Instruction:
Leave the pictures out. Return all other data exactly.

···

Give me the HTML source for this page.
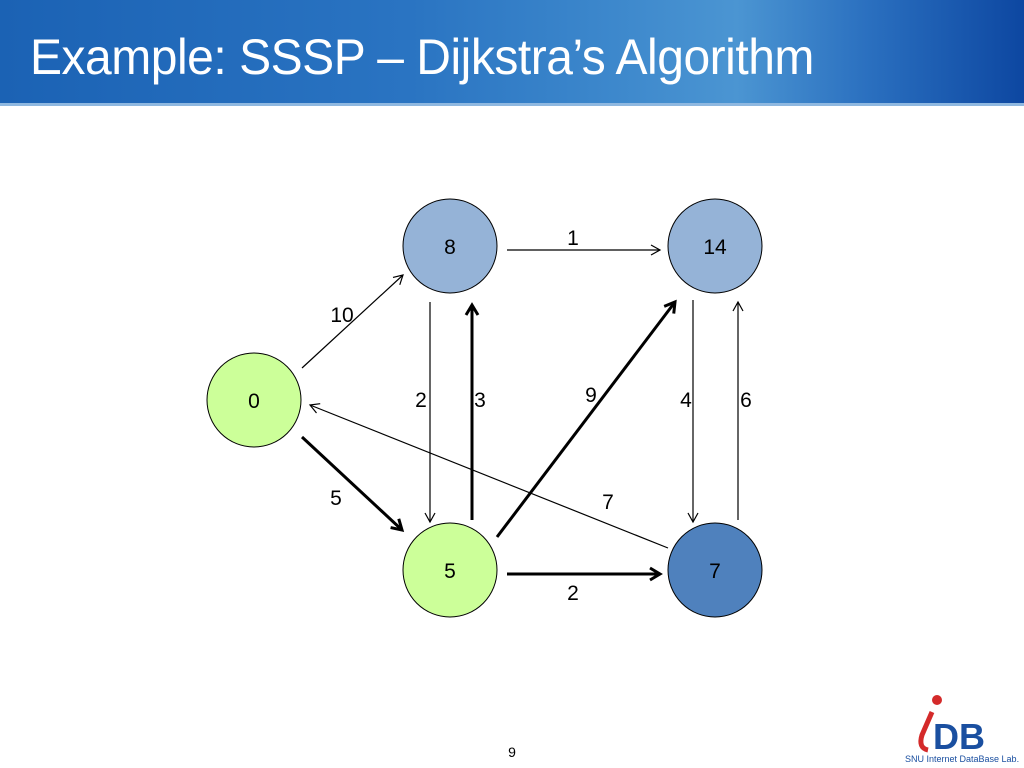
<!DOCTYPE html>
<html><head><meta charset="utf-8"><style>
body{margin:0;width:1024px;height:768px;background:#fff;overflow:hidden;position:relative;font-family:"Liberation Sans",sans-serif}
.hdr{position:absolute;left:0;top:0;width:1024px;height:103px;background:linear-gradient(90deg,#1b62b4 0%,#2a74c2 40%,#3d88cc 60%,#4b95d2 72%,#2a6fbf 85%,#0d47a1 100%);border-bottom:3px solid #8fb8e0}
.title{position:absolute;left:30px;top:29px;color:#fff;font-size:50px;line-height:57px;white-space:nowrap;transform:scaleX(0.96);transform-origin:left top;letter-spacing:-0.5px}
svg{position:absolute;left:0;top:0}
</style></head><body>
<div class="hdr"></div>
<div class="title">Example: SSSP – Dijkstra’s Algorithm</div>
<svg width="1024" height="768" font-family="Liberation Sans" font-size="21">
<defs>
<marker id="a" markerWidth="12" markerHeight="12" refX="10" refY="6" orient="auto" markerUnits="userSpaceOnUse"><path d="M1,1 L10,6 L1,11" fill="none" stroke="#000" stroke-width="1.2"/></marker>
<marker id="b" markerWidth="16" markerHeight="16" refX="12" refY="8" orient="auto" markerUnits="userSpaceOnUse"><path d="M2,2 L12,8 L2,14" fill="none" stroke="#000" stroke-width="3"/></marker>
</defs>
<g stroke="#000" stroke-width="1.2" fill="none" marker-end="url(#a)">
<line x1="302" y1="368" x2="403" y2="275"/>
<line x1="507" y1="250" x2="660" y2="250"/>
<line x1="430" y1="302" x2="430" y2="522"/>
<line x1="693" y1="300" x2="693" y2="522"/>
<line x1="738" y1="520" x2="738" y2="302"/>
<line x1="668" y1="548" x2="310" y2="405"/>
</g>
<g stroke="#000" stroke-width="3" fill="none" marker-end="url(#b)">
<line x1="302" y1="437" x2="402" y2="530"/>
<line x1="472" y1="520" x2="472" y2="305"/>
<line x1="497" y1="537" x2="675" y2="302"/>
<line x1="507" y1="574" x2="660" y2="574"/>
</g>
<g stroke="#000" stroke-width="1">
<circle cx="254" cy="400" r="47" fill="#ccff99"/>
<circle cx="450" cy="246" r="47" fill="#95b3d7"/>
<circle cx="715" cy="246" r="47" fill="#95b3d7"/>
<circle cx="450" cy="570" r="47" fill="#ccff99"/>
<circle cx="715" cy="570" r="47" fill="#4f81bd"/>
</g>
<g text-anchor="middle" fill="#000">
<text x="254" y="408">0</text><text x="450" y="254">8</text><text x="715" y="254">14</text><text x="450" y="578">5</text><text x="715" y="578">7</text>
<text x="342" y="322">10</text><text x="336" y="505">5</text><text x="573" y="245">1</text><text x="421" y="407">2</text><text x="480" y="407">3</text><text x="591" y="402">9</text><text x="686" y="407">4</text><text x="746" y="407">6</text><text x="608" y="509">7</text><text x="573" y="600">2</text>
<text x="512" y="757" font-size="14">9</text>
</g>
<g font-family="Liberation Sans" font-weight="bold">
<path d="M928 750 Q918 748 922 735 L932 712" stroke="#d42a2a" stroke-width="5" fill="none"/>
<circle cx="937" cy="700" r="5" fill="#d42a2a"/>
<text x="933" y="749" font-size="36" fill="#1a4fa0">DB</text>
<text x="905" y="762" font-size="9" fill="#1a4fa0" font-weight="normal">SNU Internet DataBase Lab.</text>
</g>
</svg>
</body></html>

···

Written solution:
Give me the HTML source for this page.
<!DOCTYPE html>
<html><head><meta charset="utf-8"><style>
body{margin:0;width:1024px;height:768px;background:#fff;overflow:hidden;position:relative;font-family:"Liberation Sans",sans-serif}
.hdr{position:absolute;left:0;top:0;width:1024px;height:103px;background:linear-gradient(90deg,#1b62b4 0%,#2a74c2 40%,#3d88cc 60%,#4b95d2 72%,#2a6fbf 85%,#0d47a1 100%);border-bottom:3px solid #8fb8e0}
.title{position:absolute;left:30px;top:29px;color:#fff;font-size:50px;line-height:57px;white-space:nowrap;transform:scaleX(0.96);transform-origin:left top;letter-spacing:-0.5px}
svg{position:absolute;left:0;top:0}
</style></head><body>
<div class="hdr"></div>
<div class="title">Example: SSSP – Dijkstra’s Algorithm</div>
<svg width="1024" height="768" font-family="Liberation Sans" font-size="21">
<defs>
<marker id="a" markerWidth="12" markerHeight="12" refX="10" refY="6" orient="auto" markerUnits="userSpaceOnUse"><path d="M1,1 L10,6 L1,11" fill="none" stroke="#000" stroke-width="1.2"/></marker>
<marker id="b" markerWidth="16" markerHeight="16" refX="12" refY="8" orient="auto" markerUnits="userSpaceOnUse"><path d="M2,2 L12,8 L2,14" fill="none" stroke="#000" stroke-width="3"/></marker>
</defs>
<g stroke="#000" stroke-width="1.2" fill="none" marker-end="url(#a)">
<line x1="302" y1="368" x2="403" y2="275"/>
<line x1="507" y1="250" x2="660" y2="250"/>
<line x1="430" y1="302" x2="430" y2="522"/>
<line x1="693" y1="300" x2="693" y2="522"/>
<line x1="738" y1="520" x2="738" y2="302"/>
<line x1="668" y1="548" x2="310" y2="405"/>
</g>
<g stroke="#000" stroke-width="3" fill="none" marker-end="url(#b)">
<line x1="302" y1="437" x2="402" y2="530"/>
<line x1="472" y1="520" x2="472" y2="305"/>
<line x1="497" y1="537" x2="675" y2="302"/>
<line x1="507" y1="574" x2="660" y2="574"/>
</g>
<g stroke="#000" stroke-width="1">
<circle cx="254" cy="400" r="47" fill="#ccff99"/>
<circle cx="450" cy="246" r="47" fill="#95b3d7"/>
<circle cx="715" cy="246" r="47" fill="#95b3d7"/>
<circle cx="450" cy="570" r="47" fill="#ccff99"/>
<circle cx="715" cy="570" r="47" fill="#4f81bd"/>
</g>
<g text-anchor="middle" fill="#000">
<text x="254" y="408">0</text><text x="450" y="254">8</text><text x="715" y="254">14</text><text x="450" y="578">5</text><text x="715" y="578">7</text>
<text x="342" y="322">10</text><text x="336" y="505">5</text><text x="573" y="245">1</text><text x="421" y="407">2</text><text x="480" y="407">3</text><text x="591" y="402">9</text><text x="686" y="407">4</text><text x="746" y="407">6</text><text x="608" y="509">7</text><text x="573" y="600">2</text>
<text x="512" y="757" font-size="14">9</text>
</g>
<g font-family="Liberation Sans" font-weight="bold">
<path d="M928 750 Q918 748 922 735 L932 712" stroke="#d42a2a" stroke-width="5" fill="none"/>
<circle cx="937" cy="700" r="5" fill="#d42a2a"/>
<text x="933" y="749" font-size="36" fill="#1a4fa0">DB</text>
<text x="905" y="762" font-size="9" fill="#1a4fa0" font-weight="normal">SNU Internet DataBase Lab.</text>
</g>
</svg>
</body></html>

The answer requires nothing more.